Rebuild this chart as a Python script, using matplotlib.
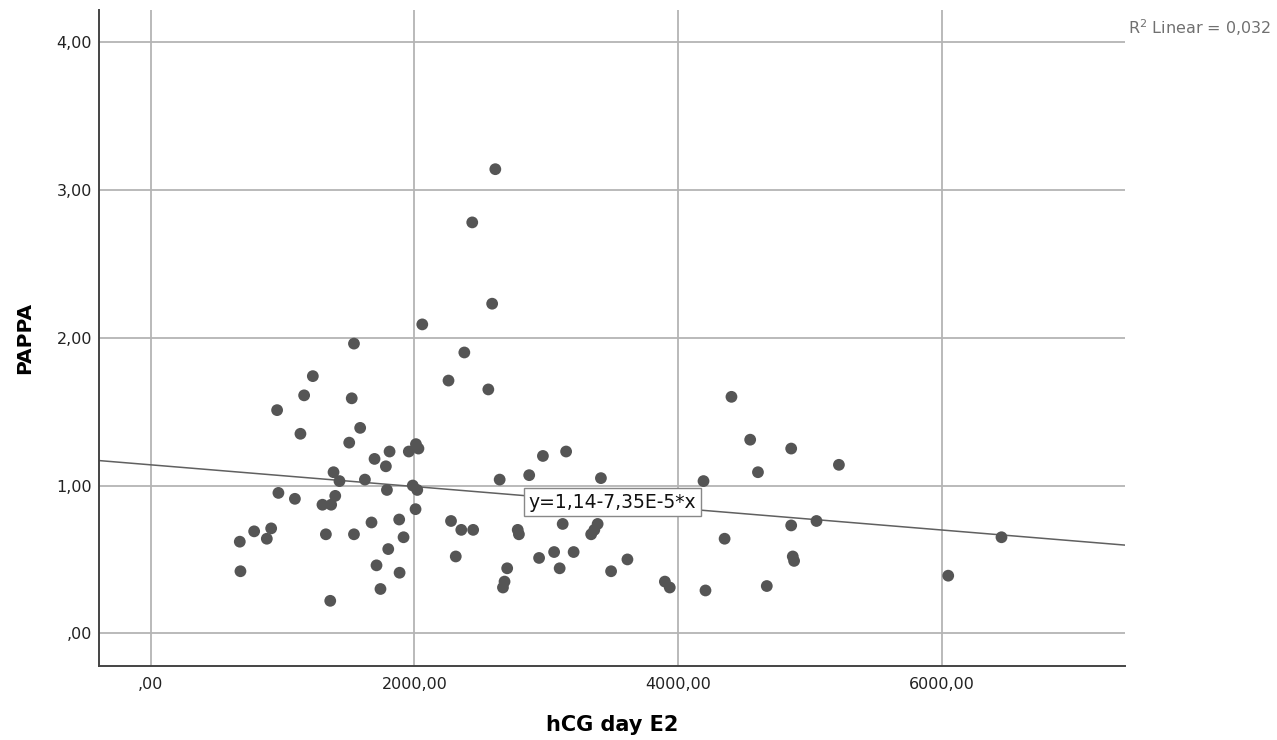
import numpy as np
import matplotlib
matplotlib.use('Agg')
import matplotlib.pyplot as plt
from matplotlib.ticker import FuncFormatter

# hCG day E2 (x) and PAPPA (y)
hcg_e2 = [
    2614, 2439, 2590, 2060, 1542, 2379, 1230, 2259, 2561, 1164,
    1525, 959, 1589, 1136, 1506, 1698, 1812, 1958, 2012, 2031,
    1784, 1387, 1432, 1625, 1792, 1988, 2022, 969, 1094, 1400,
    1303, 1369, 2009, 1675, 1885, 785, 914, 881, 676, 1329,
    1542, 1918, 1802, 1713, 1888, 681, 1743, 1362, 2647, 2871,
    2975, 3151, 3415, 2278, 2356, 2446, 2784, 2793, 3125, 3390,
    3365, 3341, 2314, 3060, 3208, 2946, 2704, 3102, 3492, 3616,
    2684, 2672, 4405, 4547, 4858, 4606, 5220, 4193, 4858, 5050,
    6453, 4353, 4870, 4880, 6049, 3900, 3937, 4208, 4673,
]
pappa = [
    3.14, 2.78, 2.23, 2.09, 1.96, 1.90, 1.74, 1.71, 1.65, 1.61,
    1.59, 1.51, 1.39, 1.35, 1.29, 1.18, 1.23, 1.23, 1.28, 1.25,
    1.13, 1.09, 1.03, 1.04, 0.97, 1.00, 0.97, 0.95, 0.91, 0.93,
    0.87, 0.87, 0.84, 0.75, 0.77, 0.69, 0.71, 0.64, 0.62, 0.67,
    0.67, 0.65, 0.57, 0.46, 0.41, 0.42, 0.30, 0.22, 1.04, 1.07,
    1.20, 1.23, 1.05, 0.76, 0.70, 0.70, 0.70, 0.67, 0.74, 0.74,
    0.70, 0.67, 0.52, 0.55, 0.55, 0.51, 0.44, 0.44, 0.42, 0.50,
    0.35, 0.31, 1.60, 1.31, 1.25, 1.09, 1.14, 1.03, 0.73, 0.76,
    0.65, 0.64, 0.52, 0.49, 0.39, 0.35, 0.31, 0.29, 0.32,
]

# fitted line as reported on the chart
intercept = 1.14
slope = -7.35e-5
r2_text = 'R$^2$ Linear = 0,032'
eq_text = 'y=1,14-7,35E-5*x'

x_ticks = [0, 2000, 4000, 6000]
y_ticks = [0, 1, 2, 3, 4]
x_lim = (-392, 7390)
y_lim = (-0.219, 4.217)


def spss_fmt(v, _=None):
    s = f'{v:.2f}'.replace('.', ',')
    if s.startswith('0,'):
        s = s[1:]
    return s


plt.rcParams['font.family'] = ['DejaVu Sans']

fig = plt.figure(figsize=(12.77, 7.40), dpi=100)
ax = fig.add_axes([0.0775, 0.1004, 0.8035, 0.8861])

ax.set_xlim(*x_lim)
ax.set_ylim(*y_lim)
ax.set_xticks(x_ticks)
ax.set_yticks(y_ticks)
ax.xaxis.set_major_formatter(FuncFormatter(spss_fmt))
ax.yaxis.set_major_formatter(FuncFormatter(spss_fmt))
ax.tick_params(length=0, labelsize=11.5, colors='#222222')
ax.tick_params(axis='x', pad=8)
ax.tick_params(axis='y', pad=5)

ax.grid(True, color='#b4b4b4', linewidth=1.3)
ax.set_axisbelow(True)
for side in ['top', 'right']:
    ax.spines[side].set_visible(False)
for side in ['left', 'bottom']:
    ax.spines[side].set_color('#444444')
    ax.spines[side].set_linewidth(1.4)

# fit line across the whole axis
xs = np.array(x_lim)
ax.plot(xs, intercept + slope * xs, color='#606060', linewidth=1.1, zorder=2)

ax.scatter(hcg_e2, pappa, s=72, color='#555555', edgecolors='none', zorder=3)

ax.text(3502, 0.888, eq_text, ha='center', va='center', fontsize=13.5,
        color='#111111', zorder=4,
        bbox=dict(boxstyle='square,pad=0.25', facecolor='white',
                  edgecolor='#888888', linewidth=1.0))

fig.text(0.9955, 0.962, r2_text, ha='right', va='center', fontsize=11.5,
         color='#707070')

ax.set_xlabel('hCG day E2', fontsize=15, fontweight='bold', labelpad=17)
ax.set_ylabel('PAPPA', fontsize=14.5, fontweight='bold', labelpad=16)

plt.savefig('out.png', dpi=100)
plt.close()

--

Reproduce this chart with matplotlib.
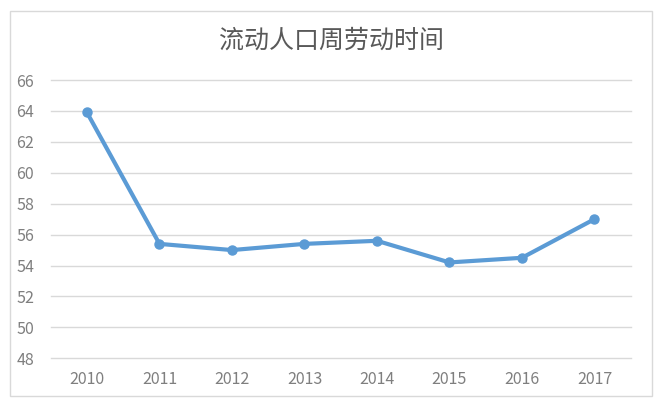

* * *

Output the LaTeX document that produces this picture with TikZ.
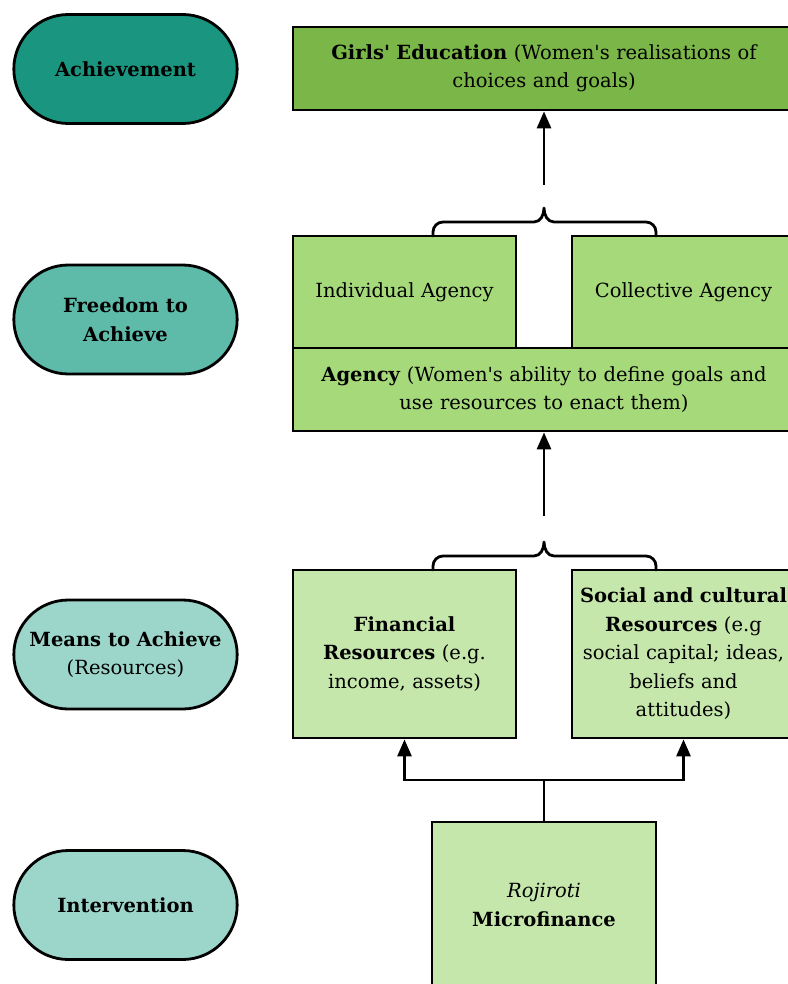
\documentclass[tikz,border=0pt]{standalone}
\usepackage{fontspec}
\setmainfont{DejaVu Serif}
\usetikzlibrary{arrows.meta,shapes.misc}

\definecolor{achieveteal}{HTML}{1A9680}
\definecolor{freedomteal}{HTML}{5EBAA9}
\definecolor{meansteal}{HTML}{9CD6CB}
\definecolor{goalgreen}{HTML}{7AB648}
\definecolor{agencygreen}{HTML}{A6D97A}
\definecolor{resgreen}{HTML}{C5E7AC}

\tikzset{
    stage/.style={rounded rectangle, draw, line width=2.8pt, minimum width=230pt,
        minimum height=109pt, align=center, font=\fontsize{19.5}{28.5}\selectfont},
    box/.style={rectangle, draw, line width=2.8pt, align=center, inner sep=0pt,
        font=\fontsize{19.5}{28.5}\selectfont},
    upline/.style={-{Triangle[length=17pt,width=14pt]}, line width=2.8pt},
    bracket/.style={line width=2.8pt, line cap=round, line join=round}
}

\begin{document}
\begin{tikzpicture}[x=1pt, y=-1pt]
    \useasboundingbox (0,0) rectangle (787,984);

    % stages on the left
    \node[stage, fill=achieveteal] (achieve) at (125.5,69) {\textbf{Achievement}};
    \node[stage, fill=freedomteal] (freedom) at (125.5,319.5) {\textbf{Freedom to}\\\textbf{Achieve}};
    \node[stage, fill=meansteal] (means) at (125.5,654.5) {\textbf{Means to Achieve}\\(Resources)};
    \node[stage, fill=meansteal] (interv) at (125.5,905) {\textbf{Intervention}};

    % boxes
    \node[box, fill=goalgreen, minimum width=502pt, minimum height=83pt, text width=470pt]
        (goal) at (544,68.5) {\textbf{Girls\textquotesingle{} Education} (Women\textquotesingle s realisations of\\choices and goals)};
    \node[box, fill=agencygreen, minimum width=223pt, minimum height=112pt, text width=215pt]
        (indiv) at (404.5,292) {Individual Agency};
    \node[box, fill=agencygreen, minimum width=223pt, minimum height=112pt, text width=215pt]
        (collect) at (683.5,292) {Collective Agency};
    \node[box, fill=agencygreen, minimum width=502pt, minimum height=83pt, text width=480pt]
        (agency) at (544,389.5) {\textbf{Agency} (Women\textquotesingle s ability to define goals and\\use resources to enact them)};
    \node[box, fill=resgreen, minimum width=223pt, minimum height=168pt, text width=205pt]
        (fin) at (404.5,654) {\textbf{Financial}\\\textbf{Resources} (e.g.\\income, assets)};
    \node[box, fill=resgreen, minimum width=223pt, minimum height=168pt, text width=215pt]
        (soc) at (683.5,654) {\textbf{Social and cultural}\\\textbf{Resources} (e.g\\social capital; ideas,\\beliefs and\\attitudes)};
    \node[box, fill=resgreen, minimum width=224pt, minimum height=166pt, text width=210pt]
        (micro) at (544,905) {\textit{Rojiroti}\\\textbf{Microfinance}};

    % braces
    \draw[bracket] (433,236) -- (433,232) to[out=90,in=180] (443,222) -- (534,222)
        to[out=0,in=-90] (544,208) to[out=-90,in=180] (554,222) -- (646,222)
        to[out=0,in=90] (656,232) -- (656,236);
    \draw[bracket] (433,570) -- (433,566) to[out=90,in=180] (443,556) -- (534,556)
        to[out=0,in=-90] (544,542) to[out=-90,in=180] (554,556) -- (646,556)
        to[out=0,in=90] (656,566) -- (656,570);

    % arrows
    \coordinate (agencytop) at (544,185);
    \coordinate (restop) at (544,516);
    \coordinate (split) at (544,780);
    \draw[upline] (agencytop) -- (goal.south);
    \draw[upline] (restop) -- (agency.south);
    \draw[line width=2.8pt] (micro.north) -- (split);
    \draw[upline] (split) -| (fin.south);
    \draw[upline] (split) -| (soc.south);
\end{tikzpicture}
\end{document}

[THE REQUEST] In the listing above, find the line containing "Output the LaTeX" and the line containing "(0,0) rectangle (787,984);". Print those two lines and every line between them exactly, with no pictures.

[SOLUTION FOR THIS TASK]
Output the LaTeX document that produces this picture with TikZ.
\documentclass[tikz,border=0pt]{standalone}
\usepackage{fontspec}
\setmainfont{DejaVu Serif}
\usetikzlibrary{arrows.meta,shapes.misc}

\definecolor{achieveteal}{HTML}{1A9680}
\definecolor{freedomteal}{HTML}{5EBAA9}
\definecolor{meansteal}{HTML}{9CD6CB}
\definecolor{goalgreen}{HTML}{7AB648}
\definecolor{agencygreen}{HTML}{A6D97A}
\definecolor{resgreen}{HTML}{C5E7AC}

\tikzset{
    stage/.style={rounded rectangle, draw, line width=2.8pt, minimum width=230pt,
        minimum height=109pt, align=center, font=\fontsize{19.5}{28.5}\selectfont},
    box/.style={rectangle, draw, line width=2.8pt, align=center, inner sep=0pt,
        font=\fontsize{19.5}{28.5}\selectfont},
    upline/.style={-{Triangle[length=17pt,width=14pt]}, line width=2.8pt},
    bracket/.style={line width=2.8pt, line cap=round, line join=round}
}

\begin{document}
\begin{tikzpicture}[x=1pt, y=-1pt]
    \useasboundingbox (0,0) rectangle (787,984);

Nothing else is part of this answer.